Quarter of three. It is very cold inside the house. I’m not sure why I got up for a few minutes. All the world’s asleep and the questions run so deep for such a simple man. Yet I’m not simple at all, in the eyes of other people. My family can’t figure me out, but I think I have them pegged. As I’ve said before, I’m a conventional intellectual just as they are conventional cowboys. Everyone is a stereotype, and we are molded that way by education and other modes of society. It isn’t anybody’s fault; it was the monster. The big machine makes us what we are. It gives us a few options along the way, but what we are is ultimately determined by precisely those choices. It is much like choosing the words to write on this tablet even this very moment.
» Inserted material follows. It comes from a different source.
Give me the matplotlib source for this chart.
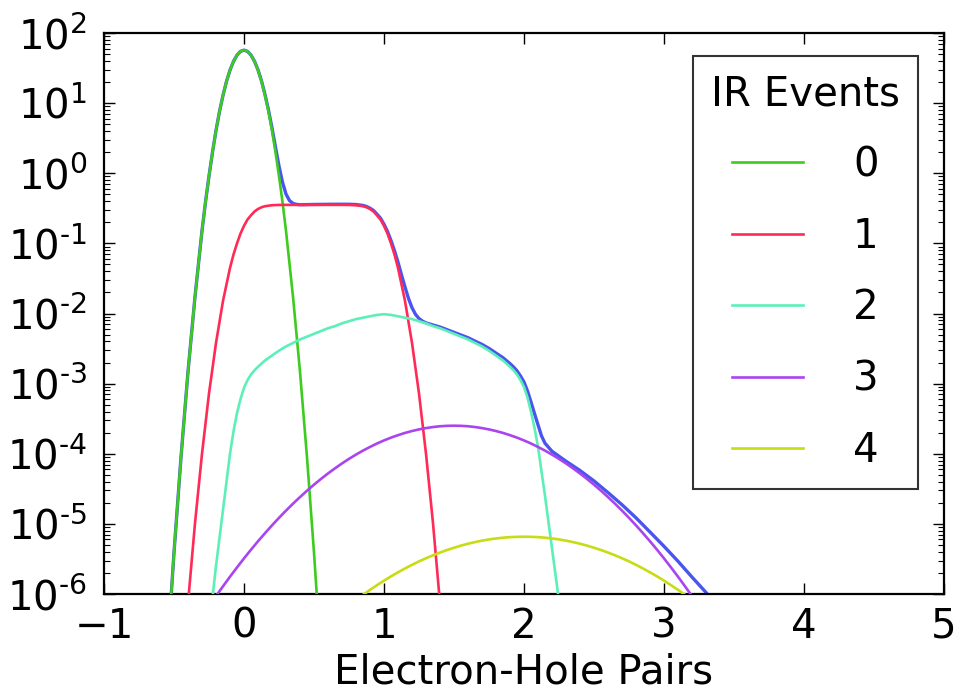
import numpy as np
import matplotlib
matplotlib.use('Agg')
import matplotlib.pyplot as plt
from matplotlib.ticker import LogLocator, FuncFormatter

# 各 IR 事件数对应的曲线：x 为电子-空穴对数，数值为 log10(计数)
events = ['0', '1', '2', '3', '4']
colors = ['#3ccc1e', '#ff2a55', '#5cf0b8', '#aa44ee', '#c8dc14']
total_color = '#4a55ee'

x_0 = [-0.6, -0.55, -0.5, -0.45, -0.4, -0.35, -0.3, -0.275, -0.25, -0.225, -0.2,
       -0.175, -0.15, -0.125, -0.1, -0.075, -0.05, -0.025, 0.0, 0.025, 0.05,
       0.075, 0.1, 0.125, 0.15, 0.175, 0.2, 0.225, 0.25, 0.275, 0.3, 0.35, 0.4,
       0.45, 0.5, 0.55, 0.6]
log_0 = [-8.57, -6.92, -5.41, -4.05, -2.83, -1.76, -0.82, -0.41, -0.04, 0.30, 0.61,
         0.88, 1.11, 1.31, 1.47, 1.595, 1.684, 1.738, 1.756, 1.738, 1.684,
         1.595, 1.47, 1.31, 1.11, 0.88, 0.61, 0.30, -0.04, -0.41, -0.82, -1.76, -2.83,
         -4.05, -5.41, -6.92, -8.57]

x_1 = [-0.5, -0.45, -0.4, -0.35, -0.3, -0.25, -0.2, -0.15, -0.1, -0.075, -0.05,
       -0.025, 0.0, 0.025, 0.05, 0.075, 0.1, 0.125, 0.15, 0.2, 0.25, 0.3, 0.5,
       0.7, 0.75, 0.8, 0.85, 0.875, 0.9, 0.925, 0.95, 0.975, 1.0, 1.025, 1.05,
       1.075, 1.1, 1.15, 1.2, 1.25, 1.3, 1.35, 1.4, 1.45, 1.5]
log_1 = [-8.78, -7.38, -6.13, -4.99, -4.00, -3.14, -2.42, -1.82, -1.35, -1.16, -1.00,
         -0.86, -0.75, -0.66, -0.60, -0.545, -0.51, -0.485, -0.47, -0.456, -0.452, -0.451, -0.451,
         -0.451, -0.452, -0.456, -0.47, -0.485, -0.51, -0.545, -0.60, -0.66, -0.75, -0.86, -1.00,
         -1.16, -1.35, -1.82, -2.42, -3.14, -4.00, -4.99, -6.13, -7.38, -8.78]

x_2 = [-0.3, -0.25, -0.2, -0.15, -0.125, -0.1, -0.075, -0.05, -0.025, 0.0, 0.025,
       0.05, 0.075, 0.1, 0.15, 0.2, 0.25, 0.3, 0.35, 0.4, 0.45, 0.5, 0.55, 0.6,
       0.65, 0.7, 0.75, 0.8, 0.85, 0.9, 0.95, 1.0, 1.05, 1.1, 1.15, 1.2, 1.25,
       1.3, 1.35, 1.4, 1.45, 1.5, 1.55, 1.6, 1.65, 1.7, 1.75, 1.8, 1.85, 1.9,
       1.925, 1.95, 1.975, 2.0, 2.025, 2.05, 2.075, 2.1, 2.125, 2.15, 2.2, 2.25, 2.3]
log_2 = [-7.4, -6.5, -5.6, -4.8, -4.4, -4.0, -3.68, -3.42, -3.22, -3.06, -2.95,
         -2.87, -2.81, -2.76, -2.67, -2.60, -2.53, -2.47, -2.42, -2.37, -2.33, -2.29, -2.25, -2.21,
         -2.18, -2.14, -2.11, -2.08, -2.06, -2.04, -2.02, -2.01, -2.02, -2.04, -2.06, -2.08, -2.11,
         -2.14, -2.18, -2.21, -2.25, -2.29, -2.33, -2.37, -2.42, -2.47, -2.53, -2.60, -2.67, -2.76,
         -2.81, -2.87, -2.95, -3.05, -3.2, -3.4, -3.63, -3.9, -4.25, -4.6, -5.35, -6.1, -7.0]

x_3 = np.round(np.arange(-0.3, 3.401, 0.05), 2)
log_3 = [-6.325, -6.176, -6.030, -5.890, -5.753, -5.621, -5.492, -5.368, -5.248, -5.133,
         -5.021, -4.914, -4.811, -4.712, -4.618, -4.527, -4.441, -4.359, -4.281, -4.208,
         -4.138, -4.073, -4.012, -3.955, -3.903, -3.854, -3.810, -3.770, -3.735, -3.703,
         -3.676, -3.653, -3.634, -3.619, -3.608, -3.602, -3.600,
         -3.602, -3.608, -3.619, -3.634, -3.653, -3.676, -3.703, -3.735, -3.770, -3.810,
         -3.854, -3.903, -3.955, -4.012, -4.073, -4.138, -4.208, -4.281, -4.359, -4.441,
         -4.527, -4.618, -4.712, -4.811, -4.914, -5.021, -5.133, -5.248, -5.368, -5.492,
         -5.621, -5.753, -5.890, -6.030, -6.176, -6.325, -6.478, -6.636]

x_4 = np.round(np.arange(0.6, 3.401, 0.05), 2)
log_4 = [-6.411, -6.325, -6.242, -6.162, -6.085, -6.012, -5.941, -5.874, -5.810, -5.748,
         -5.691, -5.636, -5.584, -5.535, -5.490, -5.448, -5.409, -5.373, -5.340, -5.310,
         -5.283, -5.260, -5.239, -5.222, -5.208, -5.197, -5.189, -5.185, -5.183,
         -5.185, -5.189, -5.197, -5.208, -5.222, -5.239, -5.260, -5.283, -5.310, -5.340,
         -5.373, -5.409, -5.448, -5.490, -5.535, -5.584, -5.636, -5.691, -5.748, -5.810,
         -5.874, -5.941, -6.012, -6.085, -6.162, -6.242, -6.325, -6.411]

# 总计数（蓝线）
x_total = [-0.6, -0.55, -0.5, -0.45, -0.4, -0.35, -0.3, -0.275, -0.25, -0.225, -0.2,
           -0.175, -0.15, -0.125, -0.1, -0.075, -0.05, -0.025, 0.0, 0.025, 0.05,
           0.075, 0.1, 0.125, 0.15, 0.175, 0.2, 0.225, 0.25, 0.275, 0.3, 0.325, 0.35,
           0.375, 0.4, 0.5, 0.6, 0.7, 0.75, 0.8, 0.85, 0.875, 0.9, 0.925, 0.95,
           0.975, 1.0, 1.025, 1.05, 1.075, 1.1, 1.125, 1.15, 1.175, 1.2, 1.225, 1.25,
           1.275, 1.3, 1.35, 1.4, 1.45, 1.5, 1.55, 1.6, 1.65, 1.7, 1.75, 1.8, 1.85,
           1.9, 1.925, 1.95, 1.975, 2.0, 2.025, 2.05, 2.075, 2.1, 2.125, 2.15, 2.2,
           2.25, 2.3, 2.4, 2.5, 2.6, 2.7, 2.8, 2.9, 3.0, 3.1, 3.2, 3.3, 3.4]
log_total = [-8.57, -6.92, -5.41, -4.05, -2.83, -1.76, -0.82, -0.41, -0.04, 0.30, 0.61,
             0.88, 1.11, 1.31, 1.47, 1.595, 1.684, 1.738, 1.756, 1.738, 1.685,
             1.597, 1.474, 1.317, 1.122, 0.90, 0.645, 0.371, 0.102, -0.129, -0.297, -0.390, -0.430,
             -0.4445, -0.449, -0.445, -0.443, -0.442, -0.4425, -0.446, -0.459, -0.474, -0.498, -0.531, -0.584,
             -0.641, -0.727, -0.831, -0.960, -1.105, -1.269, -1.449, -1.623, -1.786, -1.917, -2.012, -2.072,
             -2.109, -2.134, -2.164, -2.193, -2.231, -2.269, -2.307, -2.345, -2.394, -2.441, -2.498, -2.565, -2.631,
             -2.715, -2.762, -2.818, -2.892, -2.978, -3.105, -3.263, -3.427, -3.587, -3.745, -3.85, -3.965,
             -4.036, -4.107, -4.239, -4.388, -4.554, -4.727, -4.914, -5.116, -5.32, -5.533, -5.759, -5.978, -6.21]

xs = [x_0, x_1, x_2, x_3, x_4]
logs = [log_0, log_1, log_2, log_3, log_4]

x_ticks = [-1, 0, 1, 2, 3, 4, 5]


def pow10_label(v, pos):
    e = int(round(np.log10(v)))
    if e < 0:
        return r'$10^{\text{-}%d}$' % (-e)
    return r'$10^{%d}$' % e


plt.rcParams['font.family'] = 'DejaVu Sans'
plt.rcParams['mathtext.fontset'] = 'dejavusans'
fs = 29

fig = plt.figure(figsize=(9.55, 6.91), dpi=100)
ax = fig.add_axes([104 / 955, 1 - 594 / 691, 840 / 955, 561 / 691])

# 总和曲线放在底层，各分量画在上面
ax.plot(x_total, 10.0 ** np.array(log_total), color=total_color, lw=2.4,
        zorder=2, solid_joinstyle='round')
for x, lg, c, lab in zip(xs, logs, colors, events):
    ax.plot(x, 10.0 ** np.array(lg), color=c, lw=1.9, label=lab, zorder=3,
            solid_joinstyle='round')

ax.set_yscale('log')
ax.set_xlim(-1, 5)
ax.set_ylim(1e-6, 1e2)
ax.set_xticks(x_ticks)
ax.yaxis.set_major_locator(LogLocator(base=10, numticks=20))
ax.yaxis.set_minor_locator(LogLocator(base=10, subs=np.arange(2, 10), numticks=20))
ax.yaxis.set_major_formatter(FuncFormatter(pow10_label))

ax.tick_params(which='both', direction='in', top=True, right=True, labelsize=fs)
ax.tick_params(which='major', length=8, width=1.0, pad=9)
ax.tick_params(axis='y', which='major', pad=12)
ax.tick_params(which='minor', length=4, width=0.8)
for sp in ax.spines.values():
    sp.set_linewidth(1.6)

ax.set_xlabel('Electron-Hole Pairs', fontsize=fs, labelpad=4)

leg = ax.legend(title='IR Events', loc='upper right', bbox_to_anchor=(0.969, 0.959),
                fontsize=fs, title_fontsize=fs, frameon=True, fancybox=False,
                edgecolor='black', handlelength=1.75, handletextpad=1.25,
                labelspacing=0.78, borderpad=0.45, borderaxespad=0)
leg.get_frame().set_linewidth(1.5)

plt.savefig('out.png', dpi=100)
It makes me want to be a Luddite and break all machines; sneak into the factories in the dead of night and do the dirty deed. Human beings are not as stupid as society believes we are. The best we can do is start from scratch, break the old molds and defy tradition as much as possible. We need to be our own option makers. We need to esteem value for ourselves, and again from scratch. Perhaps I’m only writing this for myself? But no: the machines are taking over humanity and it’s up to you and me to do something about it. Together we must rise and read our D H Lawrence and read the writing on the wall. Someday our humanity will be completely extinct, all the red blood sucked out of our vessels, all our spontaneous instinct destroyed, our brains chipped and bionic. The Age of the Cyborg is upon us, as corny as this sounds. What are you going to do about it?

Renaissance People

For once, the sky is clear and a little green, with the sun a big fireball of orange. I haven’t thought much about how it’s wintertime, or about global warming. Some people of a social science persuasion deny that it’s happening. Or they rationalize it, saying the earth goes through ice ages periodically anyway, regardless of human beings. Why don’t people pool information from all disciplines together and agree on things? Instead, psychologists bicker with hard scientists, likely because they lack the mathematical ability. Don’t the different camps of knowledge have something to learn from each other? When will some Renaissance Man or Woman come forward and pronounce the truth for everyone? Surely someone with an encyclopedic mind exists and can do this for us? Who will it be? And how much time do we have?